Vi si contano diverse ne­cropoli preistoriche costituite da cir­coli megalitici risalenti alla Cultura di Ozieri (3500-2700 a.C.). La Necropoli di Li Muri è costituita da cin­que "ciste dolmeniche", cassette pri­ve di apertura formate da lastre di pietra infisse nel terreno, ciascuna delle quali è circondata da un circolo di pietre fitte disposte in cerchi con­centrici, che dovevano salvaguardare dal dilavamento il tumulo che le ri­copriva. Tra i sepolcri vi sono tre piccoli recinti quadrangolari e resti di stele, interpretati come elementi del rituale funerario. All'interno di al­cune tombe furo­no trovati oggetti di corredo, ora esposti nel Museo Sanna di Sassari e nel Museo archeologico di Ca­gliari. Non molto lontana è la Tom­ba di Li Lolghi, una delle più grandi tombe di gigan­ti della Sardegna. Il monumento, po­sto su un'altura, fu edificato in due fasi distinte.

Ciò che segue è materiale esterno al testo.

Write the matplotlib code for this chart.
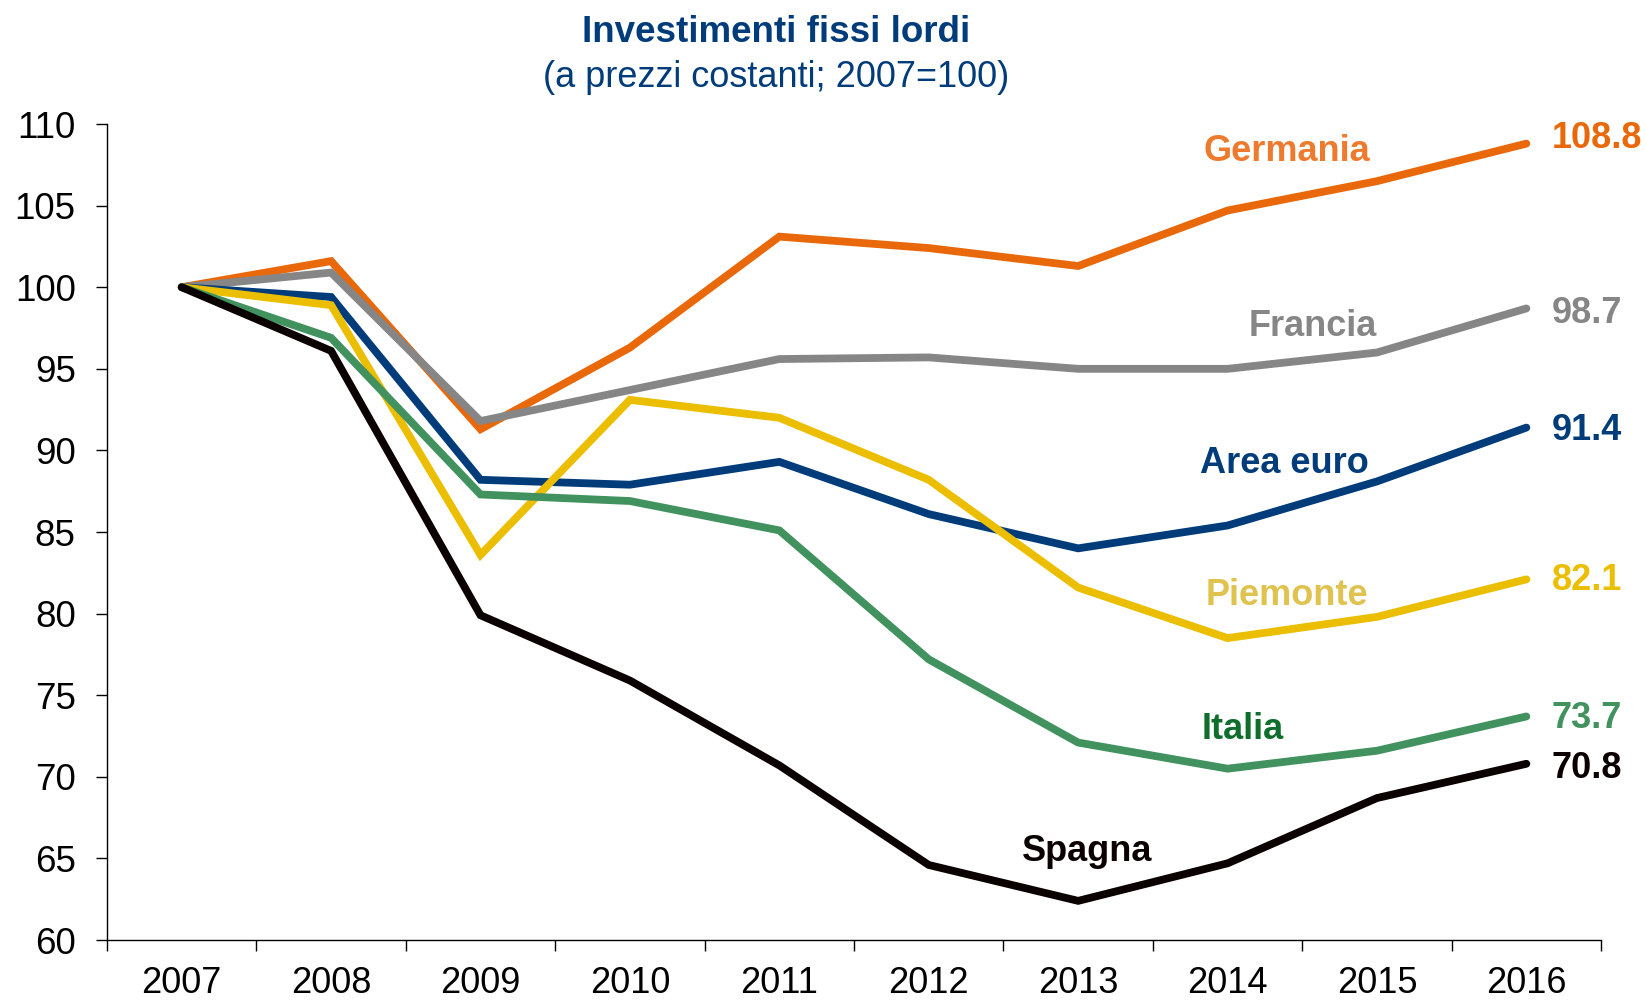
import matplotlib.pyplot as plt
import numpy as np

plt.rcParams['font.family'] = ['Liberation Sans', 'DejaVu Sans']

# data (2007 = 100)
years = ["2007", "2008", "2009", "2010", "2011", "2012", "2013", "2014", "2015", "2016"]
germania = [100, 101.6, 91.3, 96.3, 103.1, 102.4, 101.3, 104.7, 106.5, 108.8]
francia = [100, 100.9, 91.8, 93.7, 95.6, 95.7, 95.0, 95.0, 96.0, 98.7]
area_euro = [100, 99.4, 88.2, 87.9, 89.3, 86.1, 84.0, 85.4, 88.1, 91.4]
piemonte = [100, 98.9, 83.6, 93.1, 92.0, 88.2, 81.6, 78.5, 79.8, 82.1]
italia = [100, 96.9, 87.3, 86.9, 85.1, 77.2, 72.1, 70.5, 71.6, 73.7]
spagna = [100, 96.1, 79.9, 75.9, 70.7, 64.6, 62.4, 64.7, 68.7, 70.8]

names = ["Germania", "Francia", "Area euro", "Piemonte", "Italia", "Spagna"]
series = [germania, francia, area_euro, piemonte, italia, spagna]
line_colors = ["#E8680A", "#868686", "#003B7A", "#EBBE00", "#41925E", "#0A0000"]
name_colors = ["#EE7A2E", "#868686", "#003B7A", "#E0C24E", "#0F6E2C", "#0A0000"]
# where the series names sit (category index, value)
name_x = [7.40, 7.57, 7.38, 7.40, 7.10, 6.06]
name_y = [108.3, 97.6, 89.2, 81.1, 72.9, 65.4]
end_y = [109.1, 98.4, 91.2, 82.0, 73.6, 70.5]

fig = plt.figure(figsize=(16.46, 10.01), dpi=100)
ax = fig.add_axes([0.065, 0.0609, 0.9077, 0.8152])

x = np.arange(len(years))
for vals, c in zip(series, line_colors):
    ax.plot(x, vals, color=c, lw=5.6, solid_capstyle="round", solid_joinstyle="miter")

for name, nx, ny, c in zip(names, name_x, name_y, name_colors):
    ax.text(nx, ny, name, color=c, fontsize=26, fontweight="bold", ha="center", va="center")

for vals, ey, c in zip(series, end_y, line_colors):
    ax.text(x[-1] + 0.17, ey, f"{vals[-1]:.1f}", color=c, fontsize=26,
            fontweight="bold", ha="left", va="center", clip_on=False)

ax.set_xlim(-0.5, len(years) - 0.5)
ax.set_ylim(60, 110)
ax.set_yticks(np.arange(60, 111, 5))
ax.set_xticks(x)
ax.set_xticklabels(years)
ax.set_xticks(np.arange(-0.5, len(years), 1), minor=True)

ax.tick_params(axis="y", direction="out", length=8, width=1, labelsize=26.5, pad=14.5)
ax.tick_params(axis="x", which="major", length=0, labelsize=26, pad=19)
ax.tick_params(axis="x", which="minor", direction="out", length=8, width=1)

for s in ["top", "right"]:
    ax.spines[s].set_visible(False)
for s in ["left", "bottom"]:
    ax.spines[s].set_linewidth(1.0)

fig.text(0.4713, 0.9680, "Investimenti fissi lordi", color="#003B7A", fontsize=26.5,
         fontweight="bold", ha="center", va="center")
fig.text(0.4713, 0.9225, "(a prezzi costanti; 2007=100)", color="#003B7A", fontsize=26,
         ha="center", va="center")

plt.savefig("out.png", dpi=100)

Un'altra tomba di giganti, quella detta di Coddu Vecchiu, o di Capichera, si trova a sud-ovest di Arza­chena, a breve distanza dalla strada per Sant'Antonio di Gallura. Anche questa fu costruita in due fasi di­stinte: intorno alla metà del II mil­lennio a.C. fu costruita una tradi­zionale tomba a galleria, alla quale, nella seconda fase, fu aggiunta l'ese­dra semicircolare tipica delle tombe di giganti. I reperti che vi si sono rinvenuti appartengono alle culture di Monte Claro (2000 a.C.) e di Bonnanaro B (1700 a.C.) e all'età nuragica. Non lontano da Arzachena, prossimo alla strada per Olbia, è il Nuraghe Albucciu, che risale all'età del Bronzo medio (1600-1300 a.C.) ed è del tipo a corridoio. La struttu­ra, in blocchi di granito non squa­drati, sfrutta un'emergenza rocciosa. Nel Nuraghe Albucciu sono stati trovati materiali di notevole interesse, ora custoditi nel Museo Sanna di Sassari, in particolare frammenti di lingotti di rame di tipo cretese-cipriota. Nella stessa zona, a qualche distanza dal nuraghe, vi è il tempietto nuragico di Malchittu, uno dei po­chi esempi noti di edificio nuragico a mègaron, con ingresso delimitato da due ante murarie, e il solo che ab­bia pianta ellissoidale. L'edificio, so­stanzialmente intatto se non per la copertura crollata, è suddiviso da un muro trasversale in due ambienti: un vestibolo rettangolare e una camera absidata, cui si accede per un porta­le con architrave.